### Required task
Exactly the lines between the line containing "Reproduce this screenshot" and the line containing "const forecastStart = 30.5;", together with those two lines, are to be output.

(Records with drawing code)

-=-=-

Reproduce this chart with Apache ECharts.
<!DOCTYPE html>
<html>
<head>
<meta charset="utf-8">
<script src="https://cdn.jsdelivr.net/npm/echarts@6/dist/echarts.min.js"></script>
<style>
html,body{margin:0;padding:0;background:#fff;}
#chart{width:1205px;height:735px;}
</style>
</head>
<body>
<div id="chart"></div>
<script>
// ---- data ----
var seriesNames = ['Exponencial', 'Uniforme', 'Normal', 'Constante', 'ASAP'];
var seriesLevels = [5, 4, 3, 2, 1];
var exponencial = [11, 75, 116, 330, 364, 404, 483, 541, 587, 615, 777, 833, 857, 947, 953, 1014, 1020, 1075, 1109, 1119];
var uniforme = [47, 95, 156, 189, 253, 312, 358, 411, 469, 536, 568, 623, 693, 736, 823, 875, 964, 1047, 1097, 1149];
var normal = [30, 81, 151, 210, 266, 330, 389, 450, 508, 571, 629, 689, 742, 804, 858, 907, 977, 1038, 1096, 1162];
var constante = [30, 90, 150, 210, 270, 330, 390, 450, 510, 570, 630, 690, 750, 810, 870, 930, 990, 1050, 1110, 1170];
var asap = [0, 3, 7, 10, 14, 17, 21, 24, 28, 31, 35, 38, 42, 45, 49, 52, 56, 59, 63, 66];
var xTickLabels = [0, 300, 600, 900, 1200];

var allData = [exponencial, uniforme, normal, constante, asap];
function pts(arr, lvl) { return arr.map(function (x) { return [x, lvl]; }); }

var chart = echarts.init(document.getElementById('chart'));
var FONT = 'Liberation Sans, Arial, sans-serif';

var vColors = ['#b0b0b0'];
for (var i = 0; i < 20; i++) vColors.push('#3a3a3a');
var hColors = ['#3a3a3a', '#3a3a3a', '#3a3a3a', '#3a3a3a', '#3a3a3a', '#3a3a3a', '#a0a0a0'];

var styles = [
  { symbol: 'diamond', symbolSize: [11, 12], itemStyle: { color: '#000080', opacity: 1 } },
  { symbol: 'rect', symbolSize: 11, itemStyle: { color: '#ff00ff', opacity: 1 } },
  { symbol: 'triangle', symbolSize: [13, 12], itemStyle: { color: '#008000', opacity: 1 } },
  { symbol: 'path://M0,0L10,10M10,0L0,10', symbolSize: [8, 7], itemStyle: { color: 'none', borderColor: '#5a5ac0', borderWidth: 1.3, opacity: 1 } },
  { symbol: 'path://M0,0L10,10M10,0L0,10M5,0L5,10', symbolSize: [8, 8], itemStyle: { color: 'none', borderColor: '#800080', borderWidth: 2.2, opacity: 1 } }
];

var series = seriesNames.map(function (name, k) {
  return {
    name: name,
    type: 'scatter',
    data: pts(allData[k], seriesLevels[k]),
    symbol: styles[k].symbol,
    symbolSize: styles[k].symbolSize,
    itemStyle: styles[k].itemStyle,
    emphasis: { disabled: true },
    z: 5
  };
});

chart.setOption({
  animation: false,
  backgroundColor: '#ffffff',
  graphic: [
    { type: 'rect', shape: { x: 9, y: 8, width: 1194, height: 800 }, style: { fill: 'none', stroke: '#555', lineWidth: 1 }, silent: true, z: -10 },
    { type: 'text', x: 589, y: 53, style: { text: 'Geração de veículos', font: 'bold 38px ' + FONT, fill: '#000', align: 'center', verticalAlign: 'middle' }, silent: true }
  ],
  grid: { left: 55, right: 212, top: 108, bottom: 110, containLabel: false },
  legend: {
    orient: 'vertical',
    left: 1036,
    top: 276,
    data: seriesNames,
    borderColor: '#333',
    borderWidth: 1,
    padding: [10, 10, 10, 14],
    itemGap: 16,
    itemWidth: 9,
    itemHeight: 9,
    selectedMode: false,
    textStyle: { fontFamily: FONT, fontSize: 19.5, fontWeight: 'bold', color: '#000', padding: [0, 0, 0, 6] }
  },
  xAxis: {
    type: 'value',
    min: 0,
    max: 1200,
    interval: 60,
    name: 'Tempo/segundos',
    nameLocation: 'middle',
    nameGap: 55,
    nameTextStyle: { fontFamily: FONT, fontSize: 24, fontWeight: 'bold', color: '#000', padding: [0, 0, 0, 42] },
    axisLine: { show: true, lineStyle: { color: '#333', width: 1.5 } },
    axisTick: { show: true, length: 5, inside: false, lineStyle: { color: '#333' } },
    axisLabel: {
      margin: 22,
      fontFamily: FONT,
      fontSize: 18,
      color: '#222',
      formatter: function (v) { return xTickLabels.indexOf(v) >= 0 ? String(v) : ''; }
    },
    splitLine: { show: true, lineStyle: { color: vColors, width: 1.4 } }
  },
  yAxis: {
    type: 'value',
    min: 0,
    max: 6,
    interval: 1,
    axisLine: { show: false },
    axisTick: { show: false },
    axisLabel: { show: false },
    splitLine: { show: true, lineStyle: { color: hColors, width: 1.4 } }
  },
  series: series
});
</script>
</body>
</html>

-=-=-

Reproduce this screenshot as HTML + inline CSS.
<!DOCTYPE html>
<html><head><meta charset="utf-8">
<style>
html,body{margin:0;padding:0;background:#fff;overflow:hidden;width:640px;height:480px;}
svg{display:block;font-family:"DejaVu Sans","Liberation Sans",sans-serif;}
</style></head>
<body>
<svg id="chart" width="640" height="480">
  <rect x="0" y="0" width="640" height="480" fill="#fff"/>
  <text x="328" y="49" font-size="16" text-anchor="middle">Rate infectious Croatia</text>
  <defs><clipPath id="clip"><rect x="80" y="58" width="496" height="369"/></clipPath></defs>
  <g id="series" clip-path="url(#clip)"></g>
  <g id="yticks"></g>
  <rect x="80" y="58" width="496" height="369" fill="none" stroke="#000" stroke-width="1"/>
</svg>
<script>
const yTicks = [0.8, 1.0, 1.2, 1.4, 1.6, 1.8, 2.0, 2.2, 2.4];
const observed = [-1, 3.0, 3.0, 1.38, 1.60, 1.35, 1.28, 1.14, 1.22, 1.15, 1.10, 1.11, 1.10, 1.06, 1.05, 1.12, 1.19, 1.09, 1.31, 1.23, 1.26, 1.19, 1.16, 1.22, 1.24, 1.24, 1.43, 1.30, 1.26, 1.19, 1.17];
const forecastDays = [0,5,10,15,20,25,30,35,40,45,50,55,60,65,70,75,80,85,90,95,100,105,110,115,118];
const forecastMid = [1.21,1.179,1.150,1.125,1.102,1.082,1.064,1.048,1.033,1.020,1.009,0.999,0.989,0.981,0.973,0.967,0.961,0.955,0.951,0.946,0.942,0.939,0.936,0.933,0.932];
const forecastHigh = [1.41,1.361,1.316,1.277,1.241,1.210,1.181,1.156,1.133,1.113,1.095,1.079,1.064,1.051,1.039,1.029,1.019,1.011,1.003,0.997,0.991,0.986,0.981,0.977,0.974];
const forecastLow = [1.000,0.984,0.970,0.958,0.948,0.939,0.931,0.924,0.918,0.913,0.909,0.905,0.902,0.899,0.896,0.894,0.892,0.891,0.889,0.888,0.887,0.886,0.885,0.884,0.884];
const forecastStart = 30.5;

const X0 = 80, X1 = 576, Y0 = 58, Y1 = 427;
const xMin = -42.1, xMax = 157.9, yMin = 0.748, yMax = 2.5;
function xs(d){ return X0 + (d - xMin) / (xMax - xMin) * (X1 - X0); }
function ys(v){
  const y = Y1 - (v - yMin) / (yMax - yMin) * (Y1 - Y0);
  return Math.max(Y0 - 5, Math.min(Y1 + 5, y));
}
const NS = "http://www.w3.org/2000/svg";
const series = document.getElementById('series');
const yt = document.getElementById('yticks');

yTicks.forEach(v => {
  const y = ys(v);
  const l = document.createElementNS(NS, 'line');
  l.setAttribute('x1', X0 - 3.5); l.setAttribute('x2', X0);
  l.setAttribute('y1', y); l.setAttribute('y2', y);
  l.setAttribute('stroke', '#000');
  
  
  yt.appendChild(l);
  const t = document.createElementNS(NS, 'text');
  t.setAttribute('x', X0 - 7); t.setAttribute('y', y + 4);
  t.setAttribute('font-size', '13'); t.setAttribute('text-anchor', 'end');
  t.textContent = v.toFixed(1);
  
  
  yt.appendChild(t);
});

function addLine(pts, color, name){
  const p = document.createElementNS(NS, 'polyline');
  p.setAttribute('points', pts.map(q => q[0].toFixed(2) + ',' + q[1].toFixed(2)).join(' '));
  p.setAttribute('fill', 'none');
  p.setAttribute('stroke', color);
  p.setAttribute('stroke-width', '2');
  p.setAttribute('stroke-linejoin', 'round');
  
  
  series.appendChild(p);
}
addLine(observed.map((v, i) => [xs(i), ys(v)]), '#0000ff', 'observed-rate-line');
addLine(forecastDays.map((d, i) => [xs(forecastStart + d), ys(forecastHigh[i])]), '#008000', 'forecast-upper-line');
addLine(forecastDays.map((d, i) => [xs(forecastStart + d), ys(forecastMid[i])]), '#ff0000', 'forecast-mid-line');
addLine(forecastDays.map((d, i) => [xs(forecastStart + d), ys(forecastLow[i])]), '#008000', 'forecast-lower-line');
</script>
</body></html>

-=-=-

### Answer to the exercise
Reproduce this screenshot as HTML + inline CSS.
<!DOCTYPE html>
<html><head><meta charset="utf-8">
<style>
html,body{margin:0;padding:0;background:#fff;overflow:hidden;width:640px;height:480px;}
svg{display:block;font-family:"DejaVu Sans","Liberation Sans",sans-serif;}
</style></head>
<body>
<svg id="chart" width="640" height="480">
  <rect x="0" y="0" width="640" height="480" fill="#fff"/>
  <text x="328" y="49" font-size="16" text-anchor="middle">Rate infectious Croatia</text>
  <defs><clipPath id="clip"><rect x="80" y="58" width="496" height="369"/></clipPath></defs>
  <g id="series" clip-path="url(#clip)"></g>
  <g id="yticks"></g>
  <rect x="80" y="58" width="496" height="369" fill="none" stroke="#000" stroke-width="1"/>
</svg>
<script>
const yTicks = [0.8, 1.0, 1.2, 1.4, 1.6, 1.8, 2.0, 2.2, 2.4];
const observed = [-1, 3.0, 3.0, 1.38, 1.60, 1.35, 1.28, 1.14, 1.22, 1.15, 1.10, 1.11, 1.10, 1.06, 1.05, 1.12, 1.19, 1.09, 1.31, 1.23, 1.26, 1.19, 1.16, 1.22, 1.24, 1.24, 1.43, 1.30, 1.26, 1.19, 1.17];
const forecastDays = [0,5,10,15,20,25,30,35,40,45,50,55,60,65,70,75,80,85,90,95,100,105,110,115,118];
const forecastMid = [1.21,1.179,1.150,1.125,1.102,1.082,1.064,1.048,1.033,1.020,1.009,0.999,0.989,0.981,0.973,0.967,0.961,0.955,0.951,0.946,0.942,0.939,0.936,0.933,0.932];
const forecastHigh = [1.41,1.361,1.316,1.277,1.241,1.210,1.181,1.156,1.133,1.113,1.095,1.079,1.064,1.051,1.039,1.029,1.019,1.011,1.003,0.997,0.991,0.986,0.981,0.977,0.974];
const forecastLow = [1.000,0.984,0.970,0.958,0.948,0.939,0.931,0.924,0.918,0.913,0.909,0.905,0.902,0.899,0.896,0.894,0.892,0.891,0.889,0.888,0.887,0.886,0.885,0.884,0.884];
const forecastStart = 30.5;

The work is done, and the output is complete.